§ **DATA SHOWN**
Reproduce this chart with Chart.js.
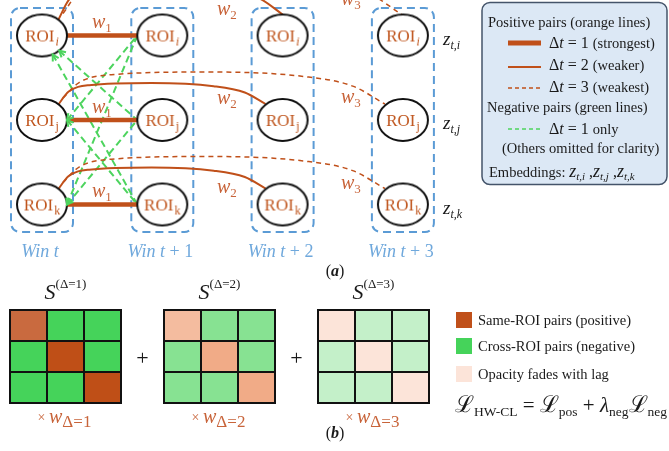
<!DOCTYPE html>
<html>
<head>
<meta charset="utf-8">
<script src="https://cdn.jsdelivr.net/npm/chart.js@4.4.1/dist/chart.umd.min.js"></script>
<style>
  html, body { margin: 0; padding: 0; background: #fff; }
  canvas { display: block; }
</style>
</head>
<body>
<canvas id="chart" width="669" height="451"></canvas>
<script>
// ---- data ----
const windows = ['Win t', 'Win t + 1', 'Win t + 2', 'Win t + 3']
const rois = ['i', 'j', 'k']
const lags = [1, 2, 3]
const lagLabels = ['1', '2', '3']
// negative pairs, lag 1 only: [roi at t, roi at t+1]
const negPairs = [[0, 1], [0, 2], [1, 0], [1, 2], [2, 0], [2, 1]]
// S matrix pattern: 1 = same ROI (positive), 0 = cross ROI (negative)
const sMatrix = [[1, 0, 0], [0, 1, 0], [0, 0, 1]]

// ---- style ----
const SERIF = '"Liberation Serif", "DejaVu Serif", serif'
const ORANGE = '#C0501A'
const ORANGE_TXT = '#C8643A'
const GREEN = '#4DD45E'
const BLUE = '#5B9BD5'
const posFill = [['#C96A3F', '#BF4F17', '#BF4F17'], ['#F4BC9F', '#F1AB87', '#F1AB87'], ['#FCE4D9', '#FCE4D9', '#FCE4D9']]
const negFill = ['#45D35A', '#87E292', '#C4F0C9']

// layout (pixels)
const COL0 = 42, COL_PX = 120.3
const ROW0 = 35.5, ROW_PX = 84.5
const RX = 25, RY = 21
const MAT_X0 = 28.5, CELL_W = 37, MAT_Y0 = 325.5, CELL_H = 31, MAT_GAP = 154 / 37

// arc shapes for lag 2 and 3 (pixel offsets from node centres)
const arcStyle = {
  2: { start: [16, -15], end: [-17, -16], endTop: [0, -21], lift: 37, liftTop: 50 },
  3: { start: [21, -22], end: [-18, -16], endTop: [0, -20], lift: 48, liftTop: 60 }
}
const arcF = [0, 0.05, 0.15, 0.45, 0.75, 0.9, 1]
const arcH = [0, 0.6, 0.9, 1, 0.85, 0.55, 0]

function arcPoints(lag, r) {
  const s = arcStyle[lag]
  const end = r === 0 ? s.endTop : s.end
  const lift = r === 0 ? s.liftTop : s.lift
  const sx = s.start[0] / COL_PX, sy = r + s.start[1] / ROW_PX
  const ex = lag + end[0] / COL_PX, ey = r + end[1] / ROW_PX
  const py = r - lift / ROW_PX
  return arcF.map((f, n) => {
    const by = sy + f * (ey - sy)
    return { x: sx + f * (ex - sx), y: by + arcH[n] * (py - by) }
  })
}

function negPoints(a, b) {
  const tx = 1 - RX / COL_PX
  let sx = RX / COL_PX, sy = a
  if (a === 0) {
    const dx = tx * COL_PX, dy = (b - a) * ROW_PX
    const k = 1 / Math.hypot(dx / RX, dy / RY)
    sx = dx * k / COL_PX
    sy = a + dy * k / ROW_PX
  }
  return [{ x: sx, y: sy }, { x: tx, y: b }]
}

// ---- images used as point styles ----
function nodeImage(roi) {
  const c = document.createElement('canvas')
  c.width = 56; c.height = 48
  const g = c.getContext('2d')
  g.beginPath()
  g.ellipse(28, 24, RX, RY, 0, 0, Math.PI * 2)
  g.fillStyle = '#fff'
  g.fill()
  g.lineWidth = 2
  g.strokeStyle = '#111'
  g.stroke()
  g.fillStyle = '#C0561E'
  g.font = '17px ' + SERIF
  const w1 = g.measureText('ROI').width
  const subFont = (roi === 'i' ? 'italic ' : '') + '12px ' + SERIF
  g.font = subFont
  const w2 = g.measureText(roi).width
  const x0 = 28 - (w1 + w2 + 1) / 2
  g.font = '17px ' + SERIF
  g.fillText('ROI', x0, 30)
  g.font = subFont
  g.fillText(roi, x0 + w1 + 1, 33.5)
  return c
}
const nodeImgs = rois.map(nodeImage)

const cellCache = {}
function cellImage(color) {
  if (cellCache[color]) return cellCache[color]
  const c = document.createElement('canvas')
  c.width = CELL_W + 2; c.height = CELL_H + 2
  const g = c.getContext('2d')
  g.fillStyle = color
  g.fillRect(1, 1, CELL_W, CELL_H)
  g.strokeStyle = '#111'
  g.lineWidth = 2
  g.strokeRect(1, 1, CELL_W, CELL_H)
  cellCache[color] = c
  return c
}

// ---- datasets ----
const nodePoints = []
windows.forEach((w, wi) => rois.forEach((r, ri) => nodePoints.push({ x: wi, y: ri, roi: ri })))

const cellPoints = []
lags.forEach((lag, m) => sMatrix.forEach((row, r) => row.forEach((v, c) => {
  cellPoints.push({ x: m * MAT_GAP + c, y: r, color: v === 1 ? posFill[m][r] : negFill[m] })
})))

const datasets = []
datasets.push({
  data: nodePoints,
  pointStyle: c => (c.raw ? nodeImgs[c.raw.roi] : 'circle'),
  pointRadius: 4,
  showLine: false
})
datasets.push({
  data: cellPoints,
  xAxisID: 'xMat',
  yAxisID: 'yMat',
  pointStyle: c => (c.raw ? cellImage(c.raw.color) : 'rect'),
  pointRadius: 4,
  showLine: false
})
rois.forEach((r, ri) => {
  datasets.push({
    data: [{ x: RX / COL_PX, y: ri }, { x: 1 - RX / COL_PX, y: ri }],
    showLine: true, borderColor: ORANGE, borderWidth: 4.5, pointRadius: 0
  })
})
rois.forEach((r, ri) => {
  datasets.push({
    data: arcPoints(2, ri),
    showLine: true, borderColor: ORANGE, borderWidth: 2, pointRadius: 0,
    cubicInterpolationMode: 'monotone', tension: 0.4
  })
  datasets.push({
    data: arcPoints(3, ri),
    showLine: true, borderColor: ORANGE, borderWidth: 1.5, borderDash: [5, 4], pointRadius: 0,
    cubicInterpolationMode: 'monotone', tension: 0.4
  })
})
negPairs.forEach(([a, b]) => {
  datasets.push({
    data: negPoints(a, b),
    showLine: true, borderColor: GREEN, borderWidth: 2, borderDash: [7, 4], pointRadius: 0,
    arrowStart: true
  })
})

// ---- text helper ----
function rich(g, x, y, parts, align) {
  let w = 0
  parts.forEach(p => { g.font = p[1]; w += g.measureText(p[0]).width })
  let cx = align === 'center' ? x - w / 2 : x
  g.textAlign = 'left'
  g.textBaseline = 'alphabetic'
  parts.forEach(p => {
    g.font = p[1]
    g.fillStyle = p[3] || '#1a1a1a'
    g.fillText(p[0], cx, y + (p[2] || 0))
    cx += g.measureText(p[0]).width
  })
}
const f = (size, style) => (style ? style + ' ' : '') + size + 'px ' + SERIF

const diagram = {
  id: 'diagram',
  beforeDatasetsDraw(chart) {
    const g = chart.ctx
    const xs = chart.scales.x, ys = chart.scales.y
    g.save()
    g.strokeStyle = BLUE
    g.lineWidth = 2
    g.setLineDash([8, 5])
    windows.forEach((w, wi) => {
      const cx = xs.getPixelForValue(wi)
      const top = ys.getPixelForValue(0) - 27.5
      const bottom = ys.getPixelForValue(rois.length - 1) + 27.5
      g.beginPath()
      g.roundRect(cx - 31, top, 62, bottom - top, 9)
      g.stroke()
    })
    g.restore()
  },
  afterDatasetsDraw(chart) {
    const g = chart.ctx
    const xs = chart.scales.x, ys = chart.scales.y
    g.save()

    // arrowheads on negative pairs
    chart.data.datasets.forEach((ds, i) => {
      if (!ds.arrowStart) return
      const pts = chart.getDatasetMeta(i).data
      const p0 = pts[0], p1 = pts[1]
      const ang = Math.atan2(p0.y - p1.y, p0.x - p1.x)
      g.strokeStyle = GREEN
      g.lineWidth = 2
      g.setLineDash([])
      g.beginPath()
      g.moveTo(p0.x - 7 * Math.cos(ang - 0.5), p0.y - 7 * Math.sin(ang - 0.5))
      g.lineTo(p0.x, p0.y)
      g.lineTo(p0.x - 7 * Math.cos(ang + 0.5), p0.y - 7 * Math.sin(ang + 0.5))
      g.stroke()
    })

    // weight labels
    const wLabel = (x, y, n) => rich(g, x, y, [['w', f(20, 'italic'), 0, ORANGE_TXT], [n, f(13), 4, ORANGE_TXT]])
    const w2dy = [-20.5, -16, -11.5], w3dy = [-30.5, -17, -15.5]
    rois.forEach((r, ri) => {
      const ry = ys.getPixelForValue(ri)
      wLabel(92, ry - 7.5, lagLabels[0])
      wLabel(217, ry + w2dy[ri], lagLabels[1])
      wLabel(341, ry + w3dy[ri], lagLabels[2])
      rich(g, 443, ry + 9, [['z', f(19, 'italic')], ['t,' + r, f(12, 'italic'), 4]])
    })

    // window labels
    windows.forEach((w, wi) => {
      const parts = w.split(' + ')
      const items = [[parts[0], f(18, 'italic'), 0, '#6FA8DC']]
      if (parts[1]) items.push([' + ' + parts[1], f(18), 0, '#6FA8DC'])
      rich(g, xs.getPixelForValue(wi) - 2, 257, items, 'center')
    })
    rich(g, 335, 276, [['(', f(16)], ['a', f(16, 'italic bold')], [')', f(16)]], 'center')
    rich(g, 335, 438, [['(', f(16)], ['b', f(16, 'italic bold')], [')', f(16)]], 'center')

    // legend box
    g.fillStyle = '#DCE8F5'
    g.strokeStyle = '#44546A'
    g.lineWidth = 1.5
    g.beginPath()
    g.roundRect(482, 2.5, 185, 182, 8)
    g.fill()
    g.stroke()
    const T = f(14.5)
    rich(g, 488, 27, [['Positive pairs (orange lines)', T]])
    const legLine = (y, color, width, dash) => {
      g.strokeStyle = color
      g.lineWidth = width
      g.setLineDash(dash)
      g.beginPath()
      g.moveTo(508, y)
      g.lineTo(541, y)
      g.stroke()
      g.setLineDash([])
    }
    legLine(43, ORANGE, 5, [])
    legLine(67, ORANGE, 2, [])
    legLine(88, ORANGE, 1.5, [4, 3])
    legLine(129, GREEN, 1.5, [4, 3])
    const dt = (n, rest, y) => rich(g, 549, y, [['Δ', f(16)], ['t', f(16, 'italic')], [' = ' + n + ' ', f(16)], [rest, T]])
    dt(1, '(strongest)', 48)
    dt(2, '(weaker)', 70)
    dt(3, '(weakest)', 92)
    rich(g, 487, 112, [['Negative pairs (green lines)', T]])
    dt(1, 'only', 134)
    rich(g, 502, 153, [['(Others omitted for clarity)', T]])
    rich(g, 489, 177, [
      ['Embeddings: ', T],
      ['z', f(18, 'italic')], ['t,i', f(11, 'italic'), 3], [' ,', f(16)],
      ['z', f(18, 'italic')], ['t,j', f(11, 'italic'), 3], [' ,', f(16)],
      ['z', f(18, 'italic')], ['t,k', f(11, 'italic'), 3]
    ])

    // matrix captions
    const mx = chart.scales.xMat
    lags.forEach((lag, m) => {
      const cx = mx.getPixelForValue(m * MAT_GAP + 1)
      rich(g, cx, 299, [['S', f(22, 'italic')], ['(Δ=' + lag + ')', f(13), -11]], 'center')
      rich(g, cx - 1, 423, [['× ', f(14), -1, ORANGE_TXT], ['w', f(20, 'italic'), 0, ORANGE_TXT], ['Δ=' + lag, f(17), 4, ORANGE_TXT]], 'center')
      if (m > 0) {
        const px = (mx.getPixelForValue((m - 1) * MAT_GAP + 2) + mx.getPixelForValue(m * MAT_GAP)) / 2
        rich(g, px, 365, [['+', f(22)]], 'center')
      }
    })

    // matrix legend
    const sw = [['#C0501A', 'Same-ROI pairs (positive)', 312], ['#45D35A', 'Cross-ROI pairs (negative)', 338], ['#FCE4D9', 'Opacity fades with lag', 366]]
    sw.forEach(([c, t, y]) => {
      g.fillStyle = c
      g.fillRect(456, y, 16, 16)
      rich(g, 478, y + 12.5, [[t, T]])
    })
    rich(g, 455, 412, [
      ['ℒ', f(23)], ['HW-CL', f(13.5), 4],
      [' = ', f(21)],
      ['ℒ', f(23)], ['pos', f(13.5), 4],
      [' + ', f(21)],
      ['λ', f(21, 'italic')], ['neg', f(13.5), 4],
      ['ℒ', f(23)], ['neg', f(13.5), 4]
    ])

    g.restore()
  }
}

new Chart(document.getElementById('chart'), {
  type: 'scatter',
  data: { datasets: datasets },
  options: {
    responsive: false,
    animation: false,
    events: [],
    layout: { padding: 0, autoPadding: false },
    plugins: { legend: { display: false }, tooltip: { enabled: false } },
    scales: {
      x: { type: 'linear', display: false, min: -COL0 / COL_PX, max: (669 - COL0) / COL_PX },
      y: { type: 'linear', display: false, reverse: true, min: -ROW0 / ROW_PX, max: (451 - ROW0) / ROW_PX },
      xMat: { type: 'linear', display: false, min: -MAT_X0 / CELL_W, max: (669 - MAT_X0) / CELL_W },
      yMat: { type: 'linear', display: false, reverse: true, min: -MAT_Y0 / CELL_H, max: (451 - MAT_Y0) / CELL_H }
    }
  },
  plugins: [diagram]
})
</script>
</body>
</html>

§ **BRIEF**
Take the lines from the start of the material to the line with "const MAT_X0 = 28.5, CELL_W", both included, and transcribe them exactly without the pictures.

§ **COMPLETED TASK**
Reproduce this chart with Chart.js.
<!DOCTYPE html>
<html>
<head>
<meta charset="utf-8">
<script src="https://cdn.jsdelivr.net/npm/chart.js@4.4.1/dist/chart.umd.min.js"></script>
<style>
  html, body { margin: 0; padding: 0; background: #fff; }
  canvas { display: block; }
</style>
</head>
<body>
<canvas id="chart" width="669" height="451"></canvas>
<script>
// ---- data ----
const windows = ['Win t', 'Win t + 1', 'Win t + 2', 'Win t + 3']
const rois = ['i', 'j', 'k']
const lags = [1, 2, 3]
const lagLabels = ['1', '2', '3']
// negative pairs, lag 1 only: [roi at t, roi at t+1]
const negPairs = [[0, 1], [0, 2], [1, 0], [1, 2], [2, 0], [2, 1]]
// S matrix pattern: 1 = same ROI (positive), 0 = cross ROI (negative)
const sMatrix = [[1, 0, 0], [0, 1, 0], [0, 0, 1]]

// ---- style ----
const SERIF = '"Liberation Serif", "DejaVu Serif", serif'
const ORANGE = '#C0501A'
const ORANGE_TXT = '#C8643A'
const GREEN = '#4DD45E'
const BLUE = '#5B9BD5'
const posFill = [['#C96A3F', '#BF4F17', '#BF4F17'], ['#F4BC9F', '#F1AB87', '#F1AB87'], ['#FCE4D9', '#FCE4D9', '#FCE4D9']]
const negFill = ['#45D35A', '#87E292', '#C4F0C9']

// layout (pixels)
const COL0 = 42, COL_PX = 120.3
const ROW0 = 35.5, ROW_PX = 84.5
const RX = 25, RY = 21
const MAT_X0 = 28.5, CELL_W = 37, MAT_Y0 = 325.5, CELL_H = 31, MAT_GAP = 154 / 37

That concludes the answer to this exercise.